A Look Inside
Upon opening the case, I was delighted to see two features InWin focused on when designing the interior: There is large CPU cutout on the motherboard tray and there is a long open space for even the largest graphics cards. If you happen to have spent too much of your budget on a large GPU and with little to spare for a case over $60, then the InWin 503 would be one to consider. The 503 not only featured a large cutout for easy CPU back plate installation and the protruding clear-panel allows for higher than average heatsinks. InWin’s website boasts 160mm (6.2 inches) clearance for heatsinks and 408 mm (16 inches) for GPU clearance. This massive amount of clearance comes at a cost of being able to add excessive amounts of hard drive and optical drives. This is a great trade-off many end users would prefer. I will only be putting in a Cooler Master 212 EVO and GTX 770 for demonstration purposes and these really felt like tiny parts once placed inside this case.
As I mentioned earlier the standoffs are already in the case for ATX and Micro-ATX so this is a nice touch. Installing a motherboard with cooler went pretty smooth given the ample space. Upon closer inspection of the expansion ports, I noticed all of the openings were breakaways. This could be a problem you installed an extra video card or sound card and decided to remove it as the now empty slot would leave a hole in the back of the case. The InWin 503 comes with 7 expansion ports so there is ample room for multiple expansion cards and/or video cards.
The hard drive bay area seemed to bother me a bit. All of the drive caddies seem a bit slanted in one way or another and after installing a drive, this slant persisted. This feels like the side effect of cheap parts. In addition to the strange shape of the hard drive caddy, I noticed the pins used to secure hard drives can sometimes scratch the hard drive upon removal. This is a small gripe though.

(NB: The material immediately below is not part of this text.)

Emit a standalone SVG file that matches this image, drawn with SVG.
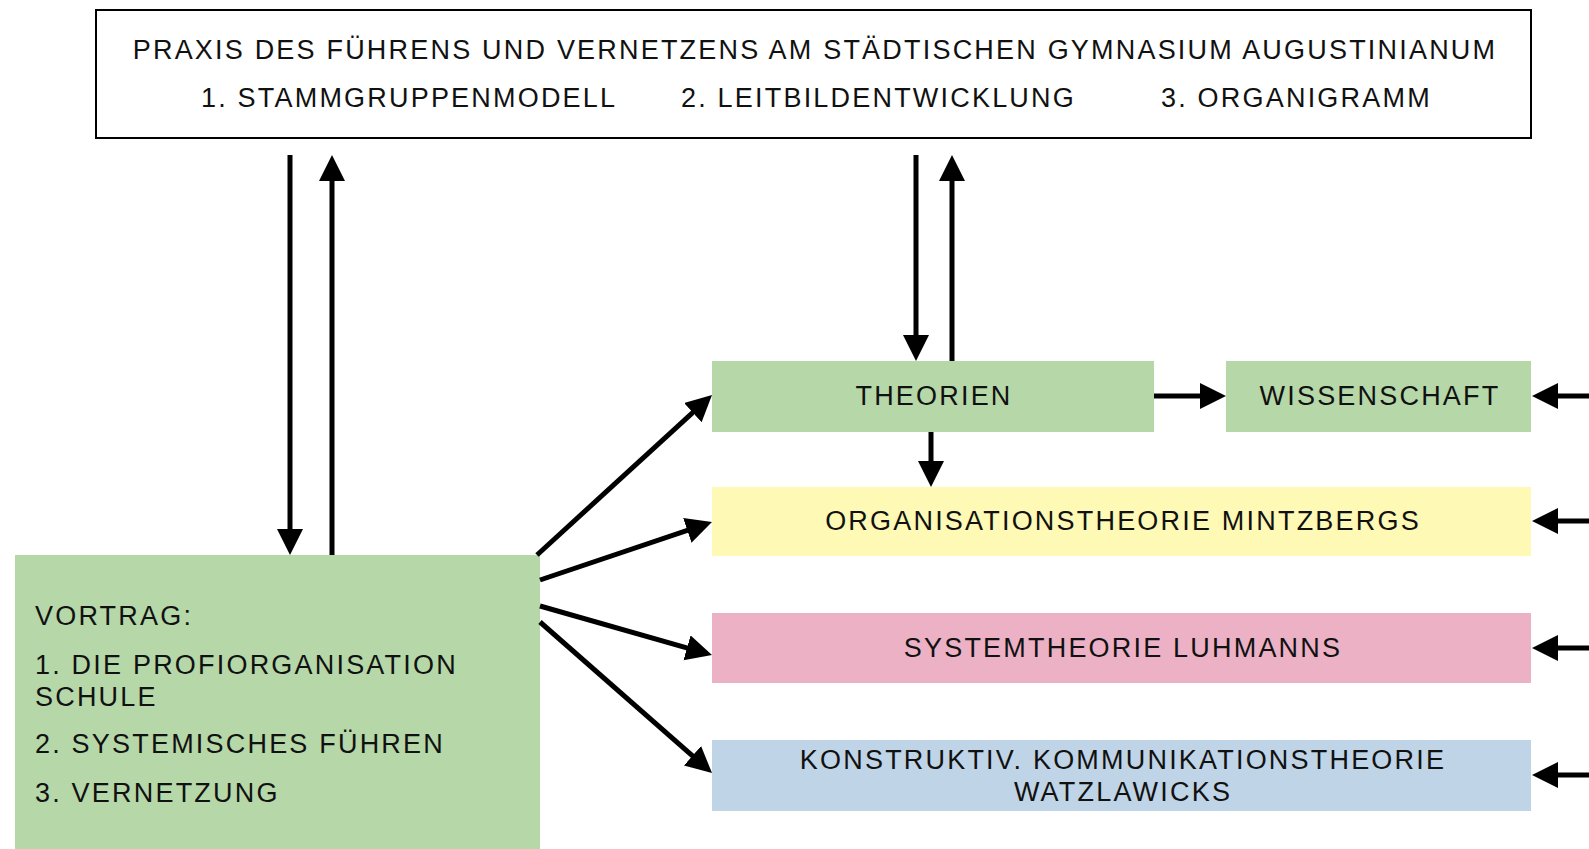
<svg xmlns="http://www.w3.org/2000/svg" width="1589" height="849" viewBox="0 0 1589 849">
<style>
text{font-family:"Liberation Sans",Arial,sans-serif;font-size:27px;letter-spacing:2.2px;fill:#111}
.c{text-anchor:middle}
.ln{stroke:#000;stroke-width:5;fill:none;marker-end:url(#ah)}
</style>
<defs>
<marker id="ah" markerUnits="userSpaceOnUse" markerWidth="28" markerHeight="28" refX="18" refY="13" orient="auto" viewBox="0 0 28 28">
<path d="M0,0 L26,13 L0,26 z" fill="#000"/>
</marker>
</defs>
<rect width="1589" height="849" fill="#fff"/>
<g id="praxis">
<rect x="96" y="10" width="1435" height="128" fill="#fff" stroke="#000" stroke-width="2"/>
<text class="c" x="815" y="59">PRAXIS DES FÜHRENS UND VERNETZENS AM STÄDTISCHEN GYMNASIUM AUGUSTINIANUM</text>
<text x="201" y="107">1. STAMMGRUPPENMODELL</text>
<text x="681" y="107">2. LEITBILDENTWICKLUNG</text>
<text x="1161" y="107">3. ORGANIGRAMM</text>
</g>
<g id="theorien">
<rect x="712" y="361" width="442" height="71" fill="#b6d7a8"/>
<text class="c" x="934" y="405">THEORIEN</text>
</g>
<g id="wissenschaft">
<rect x="1226" y="361" width="305" height="71" fill="#b6d7a8"/>
<text class="c" x="1380" y="405">WISSENSCHAFT</text>
</g>
<g id="mintzberg">
<rect x="712" y="487" width="819" height="69" fill="#fef9b4"/>
<text class="c" x="1123" y="530">ORGANISATIONSTHEORIE MINTZBERGS</text>
</g>
<g id="luhmann">
<rect x="712" y="613" width="819" height="70" fill="#ecb1c5"/>
<text class="c" x="1123" y="657">SYSTEMTHEORIE LUHMANNS</text>
</g>
<g id="watzlawick">
<rect x="712" y="740" width="819" height="71" fill="#bfd4e6"/>
<text class="c" x="1123" y="769">KONSTRUKTIV. KOMMUNIKATIONSTHEORIE</text>
<text class="c" x="1123" y="801">WATZLAWICKS</text>
</g>
<g id="vortrag">
<rect x="15" y="555" width="525" height="294" fill="#b6d7a8"/>
<text x="35" y="625">VORTRAG:</text>
<text x="35" y="674">1. DIE PROFIORGANISATION</text>
<text x="35" y="706">SCHULE</text>
<text x="35" y="753">2. SYSTEMISCHES FÜHREN</text>
<text x="35" y="802">3. VERNETZUNG</text>
</g>
<g id="connectors">
<line class="ln" x1="290" y1="155" x2="290" y2="547"/>
<line class="ln" x1="332" y1="555" x2="332" y2="163"/>
<line class="ln" x1="916" y1="155" x2="916" y2="353"/>
<line class="ln" x1="952" y1="361" x2="952" y2="163"/>
<line class="ln" x1="931" y1="432" x2="931" y2="479"/>
<line class="ln" x1="1154" y1="396" x2="1218" y2="396"/>
<line class="ln" x1="537" y1="555" x2="706.1" y2="400.4"/>
<line class="ln" x1="540" y1="580" x2="704.4" y2="524.6"/>
<line class="ln" x1="540" y1="606" x2="704.3" y2="652.8"/>
<line class="ln" x1="540" y1="622" x2="706" y2="767.7"/>
<line class="ln" x1="1595" y1="396" x2="1540" y2="396"/>
<line class="ln" x1="1595" y1="521" x2="1540" y2="521"/>
<line class="ln" x1="1595" y1="648" x2="1540" y2="648"/>
<line class="ln" x1="1595" y1="775" x2="1540" y2="775"/>
</g>
</svg>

The InWin 503 has only one 5.25 inch optical drive bay that is can be accessed outside the case. This bay also has an optional tool-less installation. On the rear of the case is the 120mm red led fan with a 3 pin power connector. This fan is used primarily for passive cooling and lighting up the interior to show off that massive GPU and CPU cooler that will inevitably be put into the 503. The total power draw for this fan is 3.6 watts. Using this with an ALC cooler in a push pull configuration may cause airflow restriction.
Near the front of the case you’ll notice latches for removal of the front panel. The plastic in the front panel feels fairly sturdy. Behind the front panel we see 2 breakaway panels for the 2 additional 5.25 inch bays. This seems pointless as the those bays will never see the light of day while the front panel is on.
Underneath the optical drive are 2 optional front intake fans. One fan is already included courtesy of InWin. The intake filters are pretty good quality. It will be a chore to remove the front panel to get to the fan filters, but it could be worse. The included fan is much more powerful than the rear case fan at 26.4 watts.